DEMO executive producer Chris Shipley isn't sure what to call the evolution of Web 2.0 software and applications, but she is sure of one thing: It shouldn't be called Web 3.0.
"If anything, I think I'd call it the 'distributed web,'" says Shipley, whose DEMOfall '08 convention, a Network World event, kicks off in the US this week. "It's different from the traditional Web, because it's really not about attracting people to individual Web sites, but about distributing information and applications to Web sites and devices where people are accessing and consuming information."
As Shipley tells it, the distributed Web will be a game-changer for content creators, advertisers and consumers, as it will primarily work to push content out to users whether on their personal computers, their cell phones or their consumer electronics gadgets. The result, she says, will be an increase in more collaborative computing that will allow more users to make direct decisions in corporate projects, and not have to rely on typical top-down approaches where only project managers get to call the shots.
So with an eye on new distributed Web technologies, here's a look at some of the new enterprise products that will be on display.
Lanxoma: In response to the well-established reality of the inside threat, Unity Solutions has developed Lanxoma, a surveillance system that monitors and records every action done by an employee on the IT system. According to the company, management has the ability to review IT workers' every move in real time. DEMO says Lanxoma is supposed to provide incentive against IT workers defrauding their own companies, and says it provides corporate managers with the tools to "stop fraud before it happens."
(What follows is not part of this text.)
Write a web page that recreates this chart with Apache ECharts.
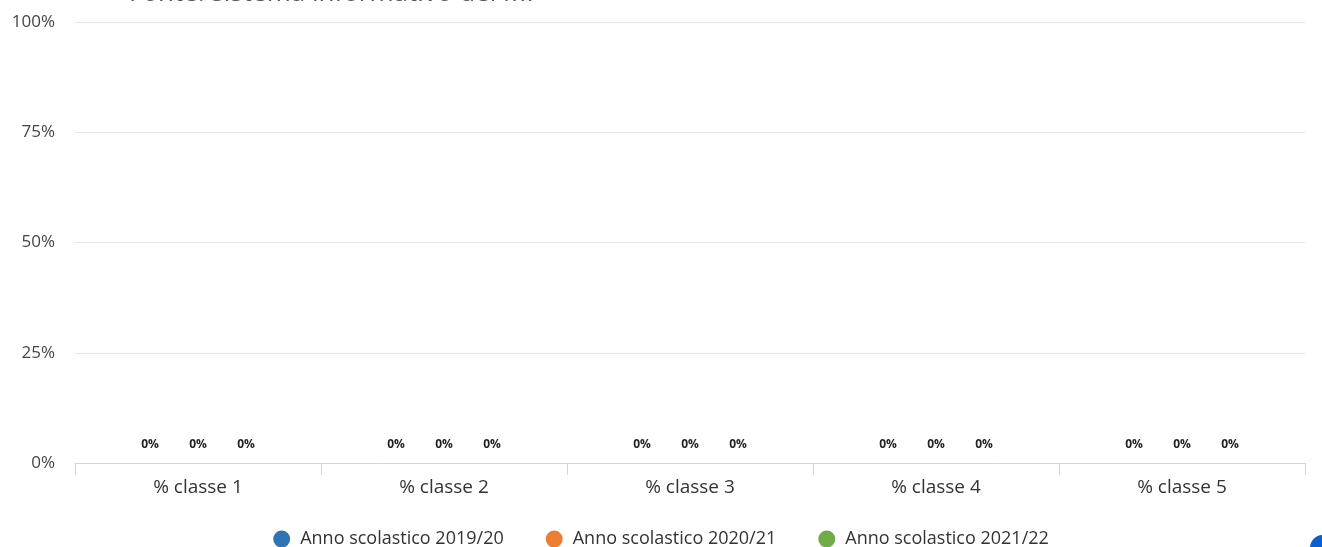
<!DOCTYPE html>
<html>
<head>
<meta charset="utf-8">
<script src="https://cdn.jsdelivr.net/npm/echarts@6/dist/echarts.min.js"></script>
<style>
  html, body { margin: 0; padding: 0; background: #fff; }
  #chart { width: 1322px; height: 547px; }
</style>
</head>
<body>
<div id="chart"></div>
<script>
// categorie e valori (percentuali)
const categories = ["% classe 1", "% classe 2", "% classe 3", "% classe 4", "% classe 5"];
const seriesNames = ["Anno scolastico 2019/20", "Anno scolastico 2020/21", "Anno scolastico 2021/22"];
const anno1920 = [0, 0, 0, 0, 0];
const anno2021 = [0, 0, 0, 0, 0];
const anno2122 = [0, 0, 0, 0, 0];
const yTicks = [0, 25, 50, 75, 100];

const colors = ["#2e75b6", "#ed7d31", "#70ad47"];
const fontFamily = "'Open Sans', 'Noto Sans', sans-serif";

const chart = echarts.init(document.getElementById("chart"));

function barSeries(name, data, i) {
  return {
    name: name,
    type: "bar",
    data: data,
    barWidth: 40,
    barGap: "20%",
    itemStyle: { color: colors[i] },
    label: {
      show: true,
      position: "top",
      distance: 12,
      formatter: "{c}%",
      fontFamily: fontFamily,
      fontSize: 12,
      fontWeight: "bold",
      color: "#222"
    }
  };
}

const option = {
  color: colors,
  textStyle: { fontFamily: fontFamily },
  title: {
    text: "Fonte: sistema informativo del MI",
    left: 124,
    top: -24,
    textStyle: { fontSize: 26, fontWeight: "normal", color: "#555", fontFamily: fontFamily }
  },
  grid: {
    left: 75,
    right: 17,
    top: 22,
    bottom: 84
  },
  legend: {
    top: 525,
    left: "center",
    icon: "circle",
    itemWidth: 17,
    itemHeight: 17,
    itemGap: 42,
    textStyle: { fontSize: 18, color: "#333", fontFamily: fontFamily, padding: [0, 0, 0, 5] },
    data: seriesNames
  },
  xAxis: {
    type: "category",
    data: categories,
    axisLine: { lineStyle: { color: "#ccd6eb" } },
    axisTick: { show: true, length: 12, lineStyle: { color: "#ccd6eb" } },
    axisLabel: { fontSize: 19, color: "#333", margin: 15 }
  },
  yAxis: {
    type: "value",
    min: yTicks[0],
    max: yTicks[yTicks.length - 1],
    interval: 25,
    axisLabel: { formatter: "{value}%", fontSize: 17, color: "#444", margin: 20 },
    splitLine: { lineStyle: { color: "#e6e6e6" } }
  },
  graphic: [{
    type: "circle",
    right: -14,
    bottom: -14,
    shape: { r: 13 },
    style: { fill: "#0b5fd1" }
  }],
  series: [
    barSeries(seriesNames[0], anno1920, 0),
    barSeries(seriesNames[1], anno2021, 1),
    barSeries(seriesNames[2], anno2122, 2)
  ]
};

chart.setOption(option);
window.addEventListener("resize", function () {
  chart.resize();
});
</script>
</body>
</html>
SkyData: This application lets companies send corporate data to employee mobile devices on demand. The application's key feature is that it keeps data within the cloud to be pushed out to devices, rather than requiring employees to log on to a Web browser to extract it. In other words, SkyData is a distributed Web application that brings data to the user, rather than having the user get the data themselves.
"We've seen a lot of attempts for data integration out to mobile devices, and this is the first one that starts to really get it right," Shipley says. "It's outside the Web browser, which means data can be moved more directly into the application space."
SkyData integrates several sources of information, including CRM, social networks, and back office and business profiles.